Towards Exact Gradient-based Training on Analog In-memory Computing
Zhaoxian Wu, Tayfun Gokmen, Malte J. Rasch, Tianyi Chen
TL;DR
This paper addresses the challenge of gradient-based training on analog in-memory computing (AIMC) hardware, where asymmetric updates and device non-idealities induce a nonzero asymptotic error for standard SGD. It develops a physics-grounded discrete-time model for Analog SGD and proves a lower bound on the irreducible error, then introduces Tiki-Taka, an auxiliary-gradient scheme that eliminates the asymptotic error and achieves convergence to a critical point with a rate matching the stochastic lower bound up to constants.
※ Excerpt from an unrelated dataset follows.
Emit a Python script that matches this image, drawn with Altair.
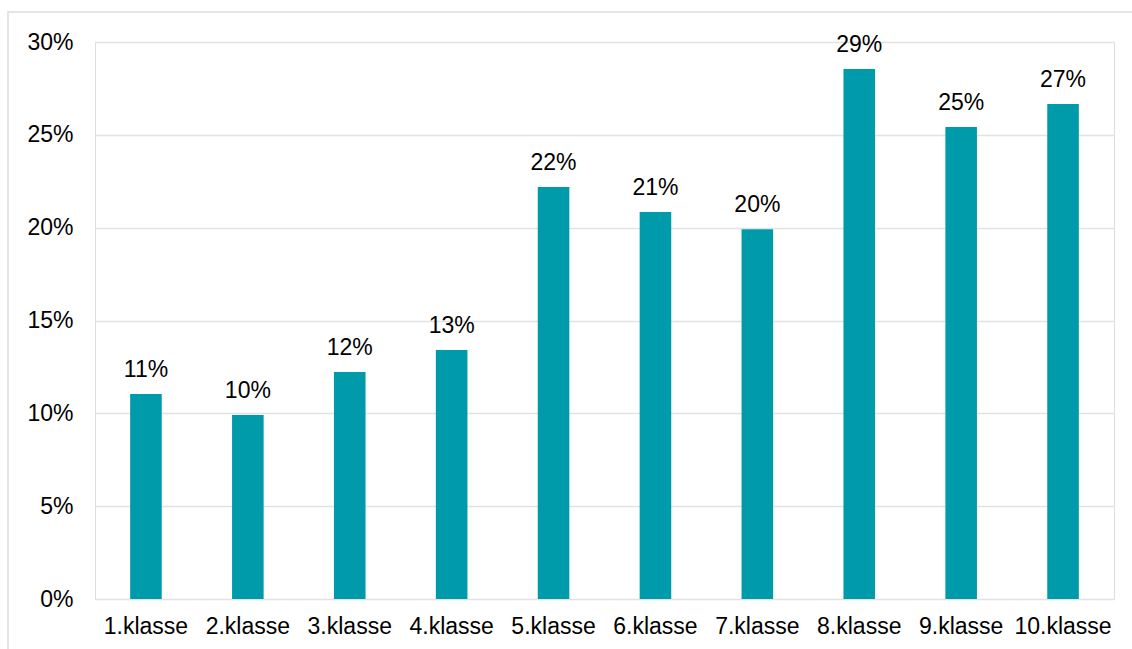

Numerical simulations on synthetic tasks and real datasets corroborate the theory, showing that Tiki-Taka can match or exceed digital SGD performance under realistic AIMC non-idealities. The results provide a principled pathway to exact gradient-based training on AIMC and highlight the practical significance for energy-efficient, scalable AI training on analog hardware.
Abstract
Given the high economic and environmental costs of using large vision or language models, analog in-memory accelerators present a promising solution for energy-efficient AI. While inference on analog accelerators has been studied recently, the training perspective is underexplored. Recent studies have shown that the "workhorse" of digital AI training - stochastic gradient descent (SGD) algorithm converges inexactly when applied to model training on non-ideal devices. This paper puts forth a theoretical foundation for gradient-based training on analog devices. We begin by characterizing the non-convergent issue of SGD, which is caused by the asymmetric updates on the analog devices. We then provide a lower bound of the asymptotic error to show that there is a fundamental performance limit of SGD-based analog training rather than an artifact of our analysis. To address this issue, we study a heuristic analog algorithm called Tiki-Taka that has recently exhibited superior empirical performance compared to SGD and rigorously show its ability to exactly converge to a critical point and hence eliminates the asymptotic error. The simulations verify the correctness of the analyses.